Many people wish they could pay cash for everything they wanted. But, ironically, those that can are the ones that borrow, use some form of credit or somehow get someone else to pay for what they want.

These people are tapping into an ancient science that enables one to use a relatively small amount of force, effort or resources to move a huge object.

It is called leverage. Almost all successful individuals and corporations use it to their advantage. And even those who have managed success without it would agree that their achievements may have been accomplished much faster, if definitely not easier, with it.

“I would rather earn one per cent of the efforts of 100 people than 100 per cent of my own efforts,” J Paul Getty, billionaire and oil magnate was once quoted as saying.

When it comes to active trading on developed markets, leverage is a powerful weapon that can blast you to super profits, once you are trained to use it.

Stocks can be bought or shorted without forking out the full cost from your own account.

In the United States markets, most brokers offer you up to four times intraday leverage or margin as it is more popularly known and two times overnight.

So, in essence, if you have $5,000 in a margin account you are actually allowed to spend as much as $20,000 to purchase stocks during the trading day. If you want to hold the stocks overnight, however, the total value of the securities you hold must not exceed $10,000 or two times margin. If it does then you would be subject to a margin call from your broker.

A margin call is essentially a request to either put more money into your account by a certain deadline or reduce the value of the securities held by selling some stock. Either way, the goal is to bring the total value of the stocks held to the stipulated margin requirement. If you don’t the broker usually liquidates some of your securities and impose certain restrictions on you for future trading on margin.

The great thing about trading on margin, something not offered by the local exchange, is that it gives you more purchasing power which can be used to buy or short quality stocks that may have been out of your price range given the size of your capital. But even better, it allows you to exponentially grow your profits.

Think of spending $1,000 of your money to buy 100 shares of ABC company and the stock price increases by ten per cent intraday (I’ve seen stocks double in value within one day). It would mean that you made $100 profit and your money grew to $1,100 by the end of the day.

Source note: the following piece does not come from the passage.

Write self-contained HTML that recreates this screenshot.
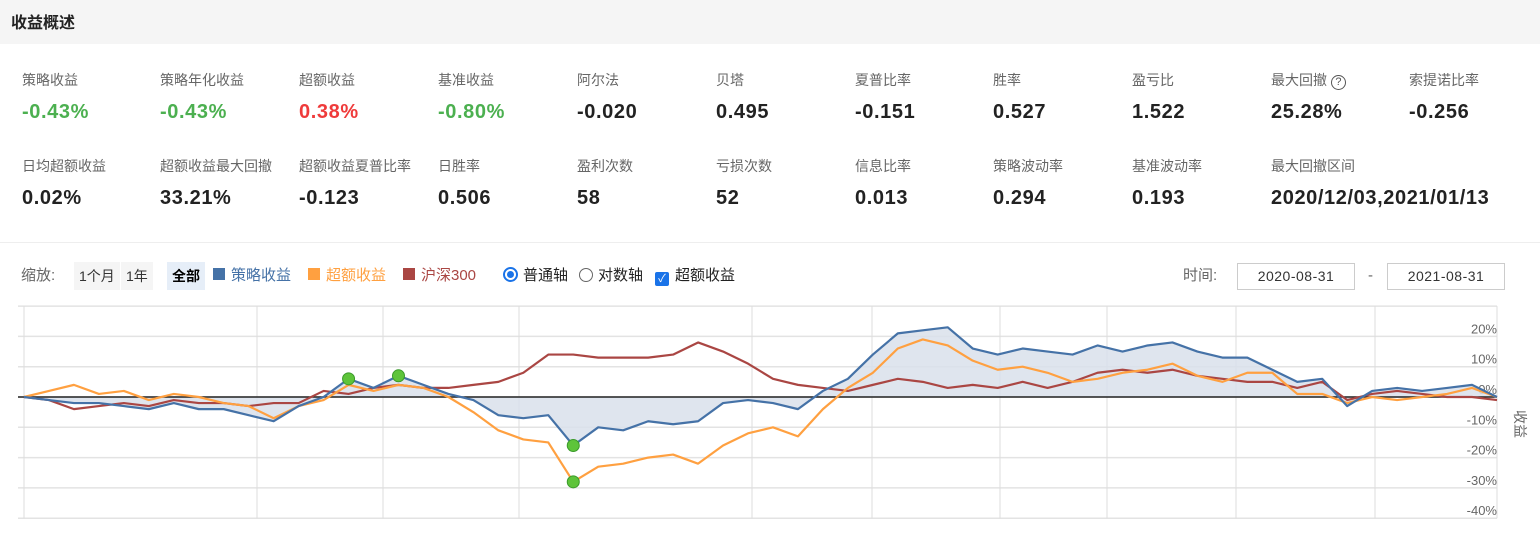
<!DOCTYPE html>
<html><head><meta charset="utf-8">
<style>
body{margin:0;width:1540px;height:540px;background:#fff;font-family:"Liberation Sans","Noto Sans CJK SC",sans-serif;position:relative;overflow:hidden;color:#333}
.hdr{position:absolute;left:0;top:0;width:1540px;height:44px;background:#f5f5f5}
.hdr span{position:absolute;left:11px;top:9px;font-size:16px;font-weight:bold;color:#222}
.m{position:absolute;width:139px}
.m .l{font-size:14px;color:#666;height:20px}
.m .v{font-size:20px;font-weight:bold;color:#222;margin-top:11px;white-space:nowrap;letter-spacing:0.6px}
.g{color:#4cb050!important}.r{color:#ef3b3b!important}
.sep{position:absolute;left:0;top:242px;width:1540px;height:1px;background:#eee}
.tb{position:absolute;top:263px;font-size:15px;line-height:26px;white-space:nowrap}
.btn{position:absolute;top:262px;height:28px;line-height:28px;font-size:14px;background:#f5f5f5;padding:0 5px}
.date{position:absolute;top:263px;width:116px;height:25px;border:1px solid #ccc;font-size:14px;line-height:25px;text-align:center;color:#333;letter-spacing:0.5px}
</style></head><body>
<div class="hdr"><span>收益概述</span></div>

<div class="m" style="left:22px;top:70px"><div class="l">策略收益</div><div class="v g">-0.43%</div></div>
<div class="m" style="left:160px;top:70px"><div class="l">策略年化收益</div><div class="v g">-0.43%</div></div>
<div class="m" style="left:299px;top:70px"><div class="l">超额收益</div><div class="v r">0.38%</div></div>
<div class="m" style="left:438px;top:70px"><div class="l">基准收益</div><div class="v g">-0.80%</div></div>
<div class="m" style="left:577px;top:70px"><div class="l">阿尔法</div><div class="v">-0.020</div></div>
<div class="m" style="left:716px;top:70px"><div class="l">贝塔</div><div class="v">0.495</div></div>
<div class="m" style="left:855px;top:70px"><div class="l">夏普比率</div><div class="v">-0.151</div></div>
<div class="m" style="left:993px;top:70px"><div class="l">胜率</div><div class="v">0.527</div></div>
<div class="m" style="left:1132px;top:70px"><div class="l">盈亏比</div><div class="v">1.522</div></div>
<div class="m" style="left:1271px;top:70px"><div class="l">最大回撤 <span style="display:inline-block;width:13px;height:13px;border:1.5px solid #555;border-radius:50%;font-size:11px;line-height:13px;text-align:center;color:#555">?</span></div><div class="v">25.28%</div></div>
<div class="m" style="left:1409px;top:70px"><div class="l">索提诺比率</div><div class="v">-0.256</div></div>

<div class="m" style="left:22px;top:156px"><div class="l">日均超额收益</div><div class="v">0.02%</div></div>
<div class="m" style="left:160px;top:156px"><div class="l">超额收益最大回撤</div><div class="v">33.21%</div></div>
<div class="m" style="left:299px;top:156px"><div class="l">超额收益夏普比率</div><div class="v">-0.123</div></div>
<div class="m" style="left:438px;top:156px"><div class="l">日胜率</div><div class="v">0.506</div></div>
<div class="m" style="left:577px;top:156px"><div class="l">盈利次数</div><div class="v">58</div></div>
<div class="m" style="left:716px;top:156px"><div class="l">亏损次数</div><div class="v">52</div></div>
<div class="m" style="left:855px;top:156px"><div class="l">信息比率</div><div class="v">0.013</div></div>
<div class="m" style="left:993px;top:156px"><div class="l">策略波动率</div><div class="v">0.294</div></div>
<div class="m" style="left:1132px;top:156px"><div class="l">基准波动率</div><div class="v">0.193</div></div>
<div class="m" style="left:1271px;top:156px;width:260px"><div class="l">最大回撤区间</div><div class="v">2020/12/03,2021/01/13</div></div>

<div class="sep"></div>

<div class="tb" style="left:21px;color:#666">缩放:</div>
<div class="btn" style="left:74px">1个月</div>
<div class="btn" style="left:121px">1年</div>
<div class="btn" style="left:167px;background:#e6eef8;font-weight:bold;color:#000">全部</div>
<div class="tb" style="left:213px;color:#4572a7"><span style="display:inline-block;width:12px;height:12px;background:#4572a7;margin-right:6px"></span>策略收益</div>
<div class="tb" style="left:308px;color:#ffa040"><span style="display:inline-block;width:12px;height:12px;background:#ffa040;margin-right:6px"></span>超额收益</div>
<div class="tb" style="left:403px;color:#aa4643"><span style="display:inline-block;width:12px;height:12px;background:#aa4643;margin-right:6px"></span>沪深300</div>
<div class="tb" style="left:503px;color:#222"><span style="display:inline-block;width:11px;height:11px;border:2px solid #1a73e8;border-radius:50%;vertical-align:-2px;margin-right:5px;position:relative"><span style="position:absolute;left:2px;top:2px;width:7px;height:7px;border-radius:50%;background:#1a73e8"></span></span>普通轴</div>
<div class="tb" style="left:579px;color:#222"><span style="display:inline-block;width:12px;height:12px;border:1px solid #666;border-radius:50%;vertical-align:-2px;margin-right:5px"></span>对数轴</div>
<div class="tb" style="left:655px;color:#222"><span style="display:inline-block;width:14px;height:14px;background:#1a73e8;border-radius:2px;vertical-align:-2px;margin-right:6px;color:#fff;font-size:11px;line-height:14px;text-align:center">✓</span>超额收益</div>
<div class="tb" style="left:1183px;color:#666">时间:</div>
<div class="date" style="left:1237px">2020-08-31</div>
<div class="tb" style="left:1368px;color:#666">-</div>
<div class="date" style="left:1387px">2021-08-31</div>

<svg id="chart" width="1540" height="540" style="position:absolute;left:0;top:0"></svg>
<script>
const categories = Array.from({length:60},(_,i)=>i);
const strategy = [0,-1,-2,-2,-3,-4,-2,-4,-4,-6,-8,-3,0,6,3,7,4,1,-1,-6,-7,-6,-16,-10,-11,-8,-9,-8,-2,-1,-2,-4,2,6,14,21,22,23,16,14,16,15,14,17,15,17,18,15,13,13,9,5,6,-3,2,3,2,3,4,0];
const excess = [0,2,4,1,2,-1,1,0,-2,-3,-7,-3,-1,4,2,4,3,0,-5,-11,-14,-15,-28,-23,-22,-20,-19,-22,-16,-12,-10,-13,-4,3,8,16,19,17,12,9,10,8,5,6,8,9,11,7,5,8,8,1,1,-2,0,-1,0,1,3,0];
const hs300 = [0,-1,-4,-3,-2,-3,-1,-2,-2,-3,-2,-2,2,1,3,4,3,3,4,5,8,14,14,13,13,13,14,18,15,11,6,4,3,2,4,6,5,3,4,3,5,3,5,8,9,8,9,7,6,5,5,3,5,-1,1,2,1,0,0,-1];
const yTicks = [20,10,0,-10,-20,-30,-40];
const markers = [{s:'strategy',i:13},{s:'strategy',i:15},{s:'strategy',i:22},{s:'excess',i:22}];
const NS='http://www.w3.org/2000/svg';
const svg=document.getElementById('chart');
const X0=24,X1=1497,Y0=397,PX=3.03;
const xs=i=>X0+(i-categories[0])*(X1-X0)/(categories.length-1);
const ys=v=>Y0-v*PX;
function mk(t,a){const e=document.createElementNS(NS,t);for(const k in a)e.setAttribute(k,a[k]);svg.appendChild(e);return e;}
[30,...yTicks].forEach(v=>{const l=mk('line',{x1:X0-6,x2:X1,y1:ys(v),y2:ys(v),stroke:'#e3e3e3','stroke-width':1.5});

});
[24,257,383,519,752,872,1000,1107,1236,1375,1497].forEach(x=>{const l=mk('line',{x1:x,x2:x,y1:ys(30),y2:ys(-40),stroke:'#ddd','stroke-width':1});

});
yTicks.forEach(v=>{const t=mk('text',{x:1497,y:ys(v)-3,'text-anchor':'end','font-size':13,fill:'#666','font-family':'Liberation Sans, sans-serif'});t.textContent=v+'%';

});
const yt=mk('text',{x:1515,y:410,'font-size':14,fill:'#666',transform:'rotate(90 1515 410)','font-family':'Noto Sans CJK SC, sans-serif'});yt.textContent='收益';


let d='M'+xs(0)+','+ys(0);strategy.forEach((v,i)=>d+='L'+xs(i)+','+ys(v));d+='L'+xs(strategy.length-1)+','+ys(0)+'Z';
const area=mk('path',{d:d,fill:'#d9e0eb',opacity:0.85});


const zl=mk('line',{x1:X0-6,x2:X1,y1:ys(0),y2:ys(0),stroke:'#222','stroke-width':1.5});


function line(arr,c,name){const p=mk('path',{d:arr.map((v,i)=>(i?'L':'M')+xs(i)+','+ys(v)).join(''),fill:'none',stroke:c,'stroke-width':2.2,'stroke-linejoin':'round'});

}
line(hs300,'#aa4643','hs300-line');
line(excess,'#ffa040','excess-line');
line(strategy,'#4572a7','strategy-line');
const S={strategy,excess};
markers.forEach(m=>{const c=mk('circle',{cx:xs(m.i),cy:ys(S[m.s][m.i]),r:6,fill:'#5ec43a',stroke:'#3a9a2a','stroke-width':1});

});
</script>
</body></html>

If you used four times margin you would have spent $4,000 and bought 400 ABC shares. The same ten per cent gain would have given you a profit of $400 but your money would have now grown to $1,400. That would mean that a ten per cent move on the stock actually gave you a 40 per cent gain using margin.

A very attractive proposition given that if your begin to trade currencies on the Forex market some brokers give you up to ten times margin.

But be warned.

Trading using leverage or margin is like the proverbial two-edged sword—it can cut both ways.

Simply put, the best of times to be fully margined is when the trade is going your way. The worst of times is when it is not.

Think of the same ABC scenario, this time with a 20 per cent move against you.

Where you would have lost $200 of your money which would have reduced your account size to $800, on a fully margined trade you would have actually lost $800 reducing your account value to $200. And that is painful.

The regulators have set a number of stipulations, restrictions and requirements for margin trading with some stocks not even “marginable” meaning you simply have to buy it cash only.

One of the reasons given was that in a prolonged down market, investors selling to meet margin calls added to the downward pressure on stocks. Reminds me of the local scenario where, those in the know attribute the downward pressure on the local exchange mainly to selling or lack of buying by institutional investors who have been forced to abide by a recently revived archaic regulation.

Despite the pitfalls margin trading opens a world of great opportunities. The key, however, boils down to the discipline of the trader. But that’s another commentary.